I was flipping through an issue of Canadian Art magazine yesterday. No, I was not in the waiting room of a dentist across the Ambassador Bridge. I deal with lots of periodicals at work. No, I'm not going to tell you where I work. Assume I work at a library if that fills your need to know. It's not true, but it won’t hurt you to think that, and more importantly it won't hurt me.
As I flipped through the pages of ugly garbage, it struck me that a solid portion of the paintings would be indistinguishable from random spatters. The photos intended as art would be mostly indistinguishable from the ones that your aunt took but didn’t bother to put in her photo album. In some cases, they’d be indistinguishable from a picture that was accidentally captured when the camera was dropped on the ground, or stolen by a toddler or bonobo. Maybe the artists are achieving something that I can’t see. Maybe the photographers are going for a level of verisimilitude that is so perfect it has reached the point of boring reality, and thus too boring to care about, like Gus Van Sant’s last three or four movies.
In fact you can flip through the articles of this and other art magazines and make a guessing game or a drinking game out of the photos. Without reading the captions, can you tell if a given photo is meant to be exhibited as art, or is it a photo of an artist meant to accompany the article? Is it photo-journalism depicting artists, or is it art?
It reminded me of the poem that put the last nail in poetry’s coffin as far as I’m concerned. Not that I was a big fan of poetry who was disheartened by one example of it. I was basically indifferent to it, but lost all interest when I felt like I couldn’t recognize poetry anymore. You may have read it because it used to be in lots of anthologies. (Maybe it still is. How would I know? I don’t read it.) If you had an Intro to Poetry class without reading this, you’ve been done a real disservice, either because it’s a must-see example of the craft, or because reading this would have cured you of poetry forever.
This final nail is by William Carlos Williams, and I’ll reprint it here in full without permission because fuck him and his estate:
This Is Just To Say
by William Carlos Williams
I have eaten
the plums
that were in
the icebox
and which
you were probably
saving
for breakfast
Forgive me
they were delicious
so sweet
and so cold
Imagine if you found this on the fridge, or on the side of the road. What details would tell you that this set of words qualifies as “poetry” or “literature” or deserves to be studied and discussed? What makes it so special that student loans should be taken out to fund class time talking about these 28 words (33 if you count the title)?
Is it the image of plums in an icebox? Meh. Is it the alliteration of “so sweet and so cold? No. Is it a big joke to test what should be considered art? Not as good as Marcel Duchamp’s urinal.
I got nothing. I have no idea what makes this noteworthy or remarkable, or worth treating as special or as “literature” or as “poetry.” But this means we can have poetry in everything! Maybe everything is poetry, more or less. Some of it just works better than others.
But if everything is poetry, if poetry is something special that you used to think of as rising above common prose or conversation or god damn notes to your wife on the fridge, then everything is special, but that’s just a contradiction. That’s like saying the ordinary is now extraordinary.
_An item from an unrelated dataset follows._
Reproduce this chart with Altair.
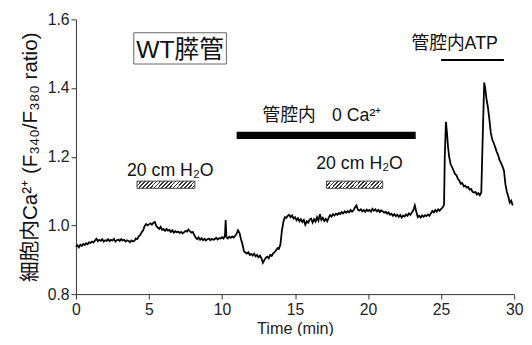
import altair as alt
import pandas as pd

# ---- trace (time in min, Fura-2 ratio) ----
t = [0.0, 0.1, 0.2, 0.3, 0.4, 0.5, 0.6, 0.7, 0.8, 0.9, 1.0,
     1.1, 1.2, 1.3, 1.4, 1.5, 1.6, 1.7, 1.8, 1.9, 2.0,
     2.1, 2.2, 2.3, 2.4, 2.5, 2.6, 2.7, 2.8, 2.9, 3.0,
     3.1, 3.2, 3.3, 3.4, 3.5, 3.6, 3.7, 3.8, 3.9, 4.0,
     4.1, 4.2, 4.3, 4.4, 4.5, 4.6, 4.7, 4.8, 4.9, 5.0,
     5.1, 5.2, 5.3, 5.4, 5.5, 5.6, 5.7, 5.8, 5.9, 6.0,
     6.1, 6.2, 6.3, 6.4, 6.5, 6.6, 6.7, 6.8, 6.9, 7.0,
     7.1, 7.2, 7.3, 7.4, 7.5, 7.6, 7.7, 7.8, 7.9, 8.0,
     8.1, 8.2, 8.3, 8.4, 8.5, 8.6, 8.7, 8.8, 8.9, 9.0,
     9.1, 9.2, 9.3, 9.4, 9.5, 9.6, 9.7, 9.8, 9.9, 10.0,
     10.1, 10.2, 10.25, 10.3, 10.4, 10.5, 10.6, 10.7, 10.8, 10.9, 11.0,
     11.1, 11.2, 11.3, 11.4, 11.5, 11.6, 11.7, 11.8, 11.9, 12.0,
     12.1, 12.2, 12.3, 12.4, 12.5, 12.6, 12.7, 12.8, 12.9, 13.0,
     13.1, 13.2, 13.3, 13.4, 13.5, 13.6, 13.7, 13.8, 13.9, 14.0,
     14.1, 14.2, 14.3, 14.4, 14.5, 14.6, 14.7, 14.8, 14.9, 15.0,
     15.1, 15.2, 15.3, 15.4, 15.5, 15.6, 15.7, 15.8, 15.9, 16.0,
     16.1, 16.2, 16.3, 16.4, 16.5, 16.6, 16.7, 16.8, 16.9, 17.0,
     17.1, 17.2, 17.3, 17.4, 17.5, 17.6, 17.7, 17.8, 17.9, 18.0,
     18.1, 18.2, 18.3, 18.4, 18.5, 18.6, 18.7, 18.8, 18.9, 19.0,
     19.1, 19.2, 19.3, 19.4, 19.5, 19.6, 19.7, 19.8, 19.9, 20.0,
     20.1, 20.2, 20.3, 20.4, 20.5, 20.6, 20.7, 20.8, 20.9, 21.0,
     21.1, 21.2, 21.3, 21.4, 21.5, 21.6, 21.7, 21.8, 21.9, 22.0,
     22.1, 22.2, 22.3, 22.4, 22.5, 22.6, 22.7, 22.8, 22.9, 23.0,
     23.1, 23.2, 23.3, 23.4, 23.5, 23.6, 23.7, 23.8, 23.9, 24.0,
     24.1, 24.2, 24.3, 24.4, 24.5, 24.6, 24.7, 24.8, 24.9, 25.0,
     25.1, 25.2, 25.25, 25.33, 25.4, 25.47, 25.55, 25.65, 25.75, 25.85, 25.95,
     26.05, 26.15, 26.25, 26.35, 26.45, 26.55, 26.65, 26.75, 26.85, 26.95,
     27.05, 27.15, 27.25, 27.35, 27.45, 27.55, 27.65, 27.75, 27.85, 27.95,
     28.02, 28.1, 28.2, 28.3, 28.4, 28.5, 28.6, 28.7, 28.8, 28.9,
     29.0, 29.1, 29.2, 29.3, 29.4, 29.5, 29.6, 29.7, 29.8, 29.9]
v = [0.938, 0.942, 0.936, 0.944, 0.940, 0.946, 0.943, 0.948, 0.945, 0.951, 0.949,
     0.953, 0.950, 0.956, 0.961, 0.954, 0.958, 0.955, 0.960, 0.953, 0.957,
     0.955, 0.960, 0.954, 0.958, 0.956, 0.961, 0.953, 0.957, 0.959, 0.955,
     0.960, 0.956, 0.958, 0.953, 0.957, 0.955, 0.951, 0.956, 0.953, 0.955,
     0.962, 0.960, 0.968, 0.972, 0.980, 0.986, 0.998, 1.004, 1.000, 1.003,
     1.006, 1.002, 1.008, 1.010, 0.998, 0.994, 0.990, 0.996, 0.987, 0.989,
     0.984, 0.990, 0.985, 0.987, 0.981, 0.986, 0.979, 0.983, 0.980, 0.982,
     0.978, 0.981, 0.977, 0.980, 0.984, 0.982, 0.988, 0.983, 0.979, 0.981,
     0.972, 0.964, 0.960, 0.965, 0.958, 0.963, 0.957, 0.961, 0.956, 0.960,
     0.962, 0.957, 0.961, 0.958, 0.960, 0.964, 0.959, 0.963, 0.962, 0.966,
     0.962, 0.970, 1.016, 0.966, 0.962, 0.967, 0.964, 0.968, 0.965, 0.970, 0.976,
     0.986, 0.978, 0.960, 0.945, 0.925, 0.921, 0.918, 0.922, 0.914, 0.917,
     0.912, 0.918, 0.910, 0.914, 0.907, 0.912, 0.904, 0.891, 0.899, 0.906,
     0.909, 0.904, 0.914, 0.911, 0.919, 0.922, 0.928, 0.934, 0.932, 0.945,
     0.985, 1.010, 1.024, 1.022, 1.028, 1.031, 1.024, 1.029, 1.020, 1.024,
     1.015, 1.021, 1.012, 1.018, 1.010, 1.016, 1.002, 1.012, 1.008, 1.017,
     1.020, 1.008, 1.018, 1.011, 1.024, 1.014, 1.033, 1.016, 1.022, 1.013,
     1.019, 1.012, 1.022, 1.030, 1.026, 1.033, 1.029, 1.034, 1.031, 1.036,
     1.033, 1.039, 1.035, 1.041, 1.037, 1.042, 1.038, 1.045, 1.040, 1.044,
     1.052, 1.058, 1.046, 1.043, 1.047, 1.041, 1.045, 1.040, 1.046, 1.042,
     1.045, 1.040, 1.048, 1.043, 1.047, 1.041, 1.045, 1.039, 1.044, 1.041,
     1.037, 1.040, 1.034, 1.038, 1.031, 1.034, 1.028, 1.033, 1.027, 1.031,
     1.025, 1.030, 1.023, 1.029, 1.026, 1.032, 1.028, 1.035, 1.031, 1.038,
     1.044, 1.058, 1.040, 1.024, 1.028, 1.023, 1.029, 1.025, 1.030, 1.027,
     1.032, 1.028, 1.035, 1.042, 1.038, 1.045, 1.040, 1.047, 1.043, 1.048,
     1.052, 1.060, 1.200, 1.302, 1.270, 1.230, 1.200, 1.178, 1.170, 1.160, 1.150,
     1.146, 1.136, 1.130, 1.121, 1.123, 1.114, 1.116, 1.110, 1.112, 1.104,
     1.106, 1.098, 1.096, 1.097, 1.090, 1.094, 1.088, 1.096, 1.260, 1.416,
     1.400, 1.370, 1.345, 1.310, 1.270, 1.250, 1.240, 1.228, 1.215, 1.205,
     1.190, 1.182, 1.172, 1.160, 1.120, 1.098, 1.084, 1.066, 1.072, 1.058]

# ---- annotation bars ----
ca_bar_t = [11.0]
ca_bar_t2 = [23.26]
ca_bar_v = [1.252]
ca_bar_v2 = [1.273]

h2o_t = [4.18, 17.15]
h2o_t2 = [8.14, 21.0]
h2o_v = [1.108, 1.108]
h2o_v2 = [1.129, 1.129]

atp_t = [25.0]
atp_t2 = [29.3]
atp_v = [1.482]

box_t = [3.96]
box_t2 = [10.30]
box_v = [1.470]
box_v2 = [1.561]

# ---- annotation texts ----
title_label = ["WT膵管"]
title_t = [7.13]
title_v = [1.487]

note_labels = ["20 cm H₂O", "20 cm H₂O", "管腔内", "0 Ca²⁺", "管腔内ATP"]
note_t = [3.49, 16.45, 12.77, 17.53, 22.97]
note_v = [1.143, 1.163, 1.305, 1.305, 1.514]

x_ticks = [0, 5, 10, 15, 20, 25, 30]
y_ticks = [0.8, 1.0, 1.2, 1.4, 1.6]

FONT = "Liberation Sans, Noto Sans CJK JP, sans-serif"

xs = alt.Scale(domain=[0, 30], nice=False, zero=False)
ys = alt.Scale(domain=[0.8, 1.6], nice=False, zero=False)

xaxis = alt.Axis(values=x_ticks, title="Time (min)", grid=False, tickSize=5,
                 labelFontSize=16, titleFontSize=16.5, titleFontWeight="normal",
                 labelPadding=3, titlePadding=3, domainColor="#333", tickColor="#333",
                 labelColor="#222", titleColor="#222", labelFont=FONT, titleFont=FONT,
                 labelFlush=False)
yaxis = alt.Axis(values=y_ticks, format=".1f", title="細胞内Ca²⁺ (F₃₄₀/F₃₈₀ ratio)",
                 grid=False, tickSize=5, labelFontSize=16, titleFontSize=21,
                 titleFontWeight="normal", labelPadding=2, titlePadding=7,
                 domainColor="#333", tickColor="#333", labelColor="#222",
                 titleColor="#111", labelFont=FONT, titleFont=FONT, labelFlush=False)

X = alt.X("t:Q", scale=xs, axis=xaxis)
Y = alt.Y("v:Q", scale=ys, axis=yaxis)

trace = pd.DataFrame({"t": t, "v": v})
line = alt.Chart(trace).mark_line(color="black", strokeWidth=1.8).encode(x=X, y=Y)

ca_df = pd.DataFrame({"t": ca_bar_t, "t2": ca_bar_t2, "v": ca_bar_v, "v2": ca_bar_v2})
ca_bar = alt.Chart(ca_df).mark_rect(color="black").encode(
    x=X, x2="t2:Q", y=Y, y2="v2:Q")

# diagonal hatch via hard-stop linear gradient
n = 17
stops = []
for i in range(n):
    stops.append({"offset": i / n, "color": "#333333"})
    stops.append({"offset": (i + 0.42) / n, "color": "#333333"})
    stops.append({"offset": (i + 0.42) / n, "color": "#ffffff"})
    stops.append({"offset": (i + 1) / n, "color": "#ffffff"})
hatch = {"gradient": "linear", "x1": 0, "y1": 0, "x2": 1.103, "y2": 0.131, "stops": stops}

h_df = pd.DataFrame({"t": h2o_t, "t2": h2o_t2, "v": h2o_v, "v2": h2o_v2})
h_bars = alt.Chart(h_df).mark_rect(fill=hatch, stroke="#444444", strokeWidth=1).encode(
    x=X, x2="t2:Q", y=Y, y2="v2:Q")

atp_df = pd.DataFrame({"t": atp_t, "t2": atp_t2, "v": atp_v})
atp_line = alt.Chart(atp_df).mark_rule(color="black", strokeWidth=2).encode(
    x=X, x2="t2:Q", y=Y)

box_df = pd.DataFrame({"t": box_t, "t2": box_t2, "v": box_v, "v2": box_v2})
box = alt.Chart(box_df).mark_rect(fill="white", stroke="#666666", strokeWidth=1).encode(
    x=X, x2="t2:Q", y=Y, y2="v2:Q")

title_df = pd.DataFrame({"t": title_t, "v": title_v, "label": title_label})
title_txt = alt.Chart(title_df).mark_text(font=FONT, fontSize=25, align="center",
                                          baseline="alphabetic", color="#111").encode(
    x=X, y=Y, text="label:N")

note_df = pd.DataFrame({"t": note_t, "v": note_v, "label": note_labels})
note_txt = alt.Chart(note_df).mark_text(font=FONT, fontSize=18, align="left",
                                        baseline="alphabetic", color="#111").encode(
    x=X, y=Y, text="label:N")

chart = alt.layer(line, ca_bar, h_bars, atp_line, box, title_txt, note_txt).properties(
    width=445, height=279,
    padding={"left": 69, "top": 9, "right": 10, "bottom": 40},
    autosize=alt.AutoSizeParams(type="none"),
    background="white",
).configure_view(stroke=None)

chart.save("out.html", embed_options={"renderer": "svg", "actions": False})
This poem BROKE poetry for me. How can you give a shit about short arrangements of words ever again, after you realize that this schmuck got a scribbled note to his wife from off his fridge, got it published somewhere, and it’s now in dozens or hundreds of anthologies across the country, in fucking textbooks and labeled “literature”?
Same thing with painting and photography and sculpture and performance art and much of what passes for “art”. I don’t want to be one of those people with a knee-jerk reaction against modern art and how it looks funny. And yet, how the fuck do you expect people to react when there’s nothing to clue us in that we’re seeing something special? Are we supposed to walk around in blissful wonder, thinking that every glimpse of snotty Kleenex on the sidewalk is art, every photo rejected from Aunt Bea’s album is art in its own weird way, and every dozen words you write in any context during the day can and must be classified as “art”? It’s forgivable when parents stick their kids finger-painted less-than masterpieces on the fridge or on the cubicle wall and actually enjoy the things and think they’re wonderful, but are we supposed to go through life looking and thinking that everything is awesome like that?
Maybe we’re in the wrong age somehow, but the more natural reaction is that everything around us is still as mundane and boring as it used to be, except now even the art that’s been singled out as extraordinary fails because it’s indistinguishable from the ordinary. If everything around me is art and I never used to be impressed by most of it, why should I start being impressed by it now?